The illusion of modern diversification
For a decade, the negative correlation between stocks and bonds served as the foundation of wealth management. This dogma, based on the assumption that bonds provide a hedge during equity market corrections, shattered with the return of structural inflation and rising central bank rates. When central banks tighten monetary policy, the transmission mechanism fundamentally alters the return structure of financial assets.
For a quantitative trader, this phenomenon is not an anomaly but a reconfiguration of risk. In an environment of rising rates, bonds lose their hedging function, and traditional 60/40 portfolios suffer from increasing positive correlation. The result is a simultaneous decline across asset classes. Protecting capital thus becomes a challenge of financial engineering where static allocation is no longer sufficient.
Asymmetry as the primary defense
Risk asymmetry lies in the ability to limit drawdowns while capturing growth vectors. During periods of rising rates, the opportunity cost of capital increases, and growth asset valuations suffer from mechanical multiple compression. To counter this, modern algorithmic strategies incorporate dynamic exposure management models.

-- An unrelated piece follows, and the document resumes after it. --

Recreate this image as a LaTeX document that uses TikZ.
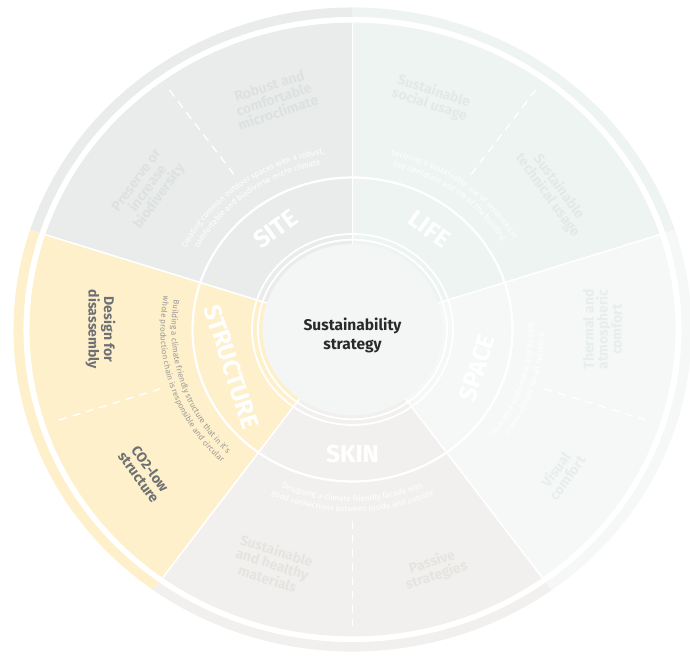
\documentclass[tikz,border=0pt]{standalone}
\usepackage{fontspec}
\setmainfont{Fira Sans}
\usepackage{tikz}
\usetikzlibrary{decorations.text}

\definecolor{sitefill}{HTML}{E9ECEB}
\definecolor{lifefill}{HTML}{EEF4F1}
\definecolor{spacefill}{HTML}{F5F8F7}
\definecolor{skinfill}{HTML}{F1F0EE}
\definecolor{structfill}{HTML}{FDF0CB}
\definecolor{corefill}{HTML}{F4F6F6}
\definecolor{sitetext}{HTML}{DDE1E0}
\definecolor{lifetext}{HTML}{E2EAE6}
\definecolor{spacetext}{HTML}{E8EEEC}
\definecolor{skintext}{HTML}{E5E4E1}
\definecolor{structtext}{HTML}{6E7073}
\definecolor{structdesc}{HTML}{9C9A96}
\definecolor{coretext}{HTML}{2A2A2A}

\tikzset{
    labelnode/.style={text=white, font=\fontsize{24.5}{24.5}\selectfont\bfseries, inner sep=0pt},
    topicnode/.style={font=\fontsize{14}{14}\selectfont\bfseries, align=center, inner sep=0pt},
    corenode/.style={font=\fontsize{15.5}{19}\selectfont\bfseries, text=coretext, align=center, inner sep=0pt},
    divline/.style={draw=white, line width=1.6pt},
    dashline/.style={draw=white, line width=1.4pt, dash pattern=on 8pt off 6pt},
    ringline/.style={draw=white, line width=1.8pt},
    desctext/.style={decorate, decoration={text along path, text align=center, text={#1}}}
}

\begin{document}
\begin{tikzpicture}[x=1pt, y=0.95pt]
\useasboundingbox (-352.5pt,-326.5pt) rectangle (337.5pt,329.5pt);

% the five sectors
\fill[sitefill] (0,0) -- (90:323) arc[start angle=90, end angle=162, radius=323] -- cycle;
\fill[structfill] (0,0) -- (162:323) arc[start angle=162, end angle=234, radius=323] -- cycle;
\fill[skinfill] (0,0) -- (234:323) arc[start angle=234, end angle=306, radius=323] -- cycle;
\fill[spacefill] (0,0) -- (306:323) arc[start angle=306, end angle=378, radius=323] -- cycle;
\fill[lifefill] (0,0) -- (18:323) arc[start angle=18, end angle=90, radius=323] -- cycle;

% outer band
\fill[sitefill] (90:329) arc[start angle=90, end angle=162, radius=329] -- (162:339) arc[start angle=162, end angle=90, radius=339] -- cycle;
\fill[structfill] (162:329) arc[start angle=162, end angle=234, radius=329] -- (234:339) arc[start angle=234, end angle=162, radius=339] -- cycle;
\fill[skinfill] (234:329) arc[start angle=234, end angle=306, radius=329] -- (306:339) arc[start angle=306, end angle=234, radius=339] -- cycle;
\fill[spacefill] (306:329) arc[start angle=306, end angle=378, radius=329] -- (378:339) arc[start angle=378, end angle=306, radius=339] -- cycle;
\fill[lifefill] (18:329) arc[start angle=18, end angle=90, radius=329] -- (90:339) arc[start angle=90, end angle=18, radius=339] -- cycle;

% borders between sectors
\draw[divline] (90:90) -- (90:323);
\draw[divline] (162:90) -- (162:323);
\draw[divline] (234:90) -- (234:323);
\draw[divline] (306:90) -- (306:323);
\draw[divline] (18:90) -- (18:323);

% split of each sector into its two topics
\draw[dashline] (126:202) -- (126:312);
\draw[dashline] (198:202) -- (198:312);
\draw[dashline] (270:202) -- (270:312);
\draw[dashline] (342:202) -- (342:312);
\draw[dashline] (54:202) -- (54:312);

% core and rings
\fill[corefill] (0,0) circle[radius=90];
\draw[ringline] (0,0) circle[radius=94.5];
\draw[ringline] (0,0) circle[radius=100.5];
\draw[ringline, line width=2.2pt] (0,0) circle[radius=160];

\node[corenode] (core) at (0,-6) {Sustainability\\strategy};

% ring labels
\node[labelnode, rotate=36] (site) at (126:131) {SITE};
\node[labelnode, rotate=-36] (life) at (54:131) {LIFE};
\node[labelnode, rotate=72] (space) at (342:131) {SPACE};
\node[labelnode] (skin) at (270:131) {SKIN};
\node[labelnode, rotate=-72] (structure) at (198:127) {STRUCTURE};

% descriptions along the ring
\path[desctext={|\fontsize{8}{9}\selectfont\color{white}|Creating common outdoor spaces with a robust,}]
    (162:187) arc[start angle=162, end angle=90, radius=187];
\path[desctext={|\fontsize{8}{9}\selectfont\color{white}|comfortable and biodiverse micro climate}]
    (162:176) arc[start angle=162, end angle=90, radius=176];
\path[desctext={|\fontsize{8}{9}\selectfont\color{white}|Securing a sustainable use of resources in}]
    (90:187) arc[start angle=90, end angle=18, radius=187];
\path[desctext={|\fontsize{8}{9}\selectfont\color{white}|the operation and life of the building}]
    (90:176) arc[start angle=90, end angle=18, radius=176];
\path[desctext={|\fontsize{8}{9}\selectfont\color{white}|Creating a sustainable and healthy}]
    (306:181) arc[start angle=306, end angle=378, radius=181];
\path[desctext={|\fontsize{8}{9}\selectfont\color{white}|indoor climate for all residents}]
    (306:192) arc[start angle=306, end angle=378, radius=192];
\path[desctext={|\fontsize{8}{9}\selectfont\color{white}|Designing a climate friendly facade with}]
    (234:181) arc[start angle=234, end angle=306, radius=181];
\path[desctext={|\fontsize{8}{9}\selectfont\color{white}|good connections between inside and outside}]
    (234:192) arc[start angle=234, end angle=306, radius=192];
\path[desctext={|\fontsize{8}{9}\selectfont\color{structdesc}|Building a climate friendly structure that in it's}]
    (162:181) arc[start angle=162, end angle=234, radius=181];
\path[desctext={|\fontsize{8}{9}\selectfont\color{structdesc}|whole production chain is responsible and circular}]
    (162:192) arc[start angle=162, end angle=234, radius=192];

% topics
\node[topicnode, text=sitetext, rotate=18] (site-a) at (108:255) {Robust and\\comfortable\\microclimate};
\node[topicnode, text=sitetext, rotate=54] (site-b) at (144:252) {Preserve or\\increase\\biodiversity};
\node[topicnode, text=lifetext, rotate=-18] (life-a) at (72:256) {Sustainable\\social usage};
\node[topicnode, text=lifetext, rotate=-54] (life-b) at (36:248) {Sustainable\\technical usage};
\node[topicnode, text=spacetext, rotate=90] (space-a) at (0:250) {Thermal and\\atmospheric\\comfort};
\node[topicnode, text=spacetext, rotate=54] (space-b) at (324:258) {Visual\\comfort};
\node[topicnode, text=skintext, rotate=-18] (skin-a) at (252:260) {Sustainable\\and healthy\\materials};
\node[topicnode, text=skintext, rotate=18] (skin-b) at (288:265) {Passive\\strategies};
\node[topicnode, text=structtext, rotate=-90] (structure-a) at (180:252) {Design for\\disassembly};
\node[topicnode, text=structtext, rotate=-54] (structure-b) at (216:257) {CO2-low\\structure};
\end{tikzpicture}
\end{document}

Instead of being at the mercy of market movements, quantitative approaches exploit volatility as a source of return rather than a pure risk. By utilizing trend-following systems coupled with active convexity management, it is possible to reconstruct this asymmetry. The principle is straightforward: truncate losing positions rapidly through automation and allow opportunities identified by directional momentum signals to run.
The pillars of quantitative resilience
- Reduced directional exposure: Leveraging derivatives to isolate alpha from market beta.
- Dynamic correlation management: Adjusting asset weightings based on real-time behavior rather than stale historical data.
- Synthetic convexity: Utilizing options strategies to capitalize on rising volatility without locking up excessive capital.
Why algorithms outperform human intuition
Confirmation bias and loss aversion often prevent retail investors from pivoting in time during a shift in the macroeconomic cycle. Where humans hesitate and hope for a rebound, an algorithm coldly executes an exit as soon as predefined risk thresholds are breached. In times of rising interest rates, this operational discipline transforms a potentially catastrophic loss into a minor portfolio adjustment.
At Colber, we believe that capital protection is not a passive state but a dynamic process. Resilience does not come from holding a 'safe' asset, but from the speed at which your portfolio adapts to market reality. Transitioning from traditional wealth management to algorithmic trading allows for the capture of inefficiencies generated by restrictive monetary policies, turning a macroeconomic threat into an opportunity for risk-adjusted performance.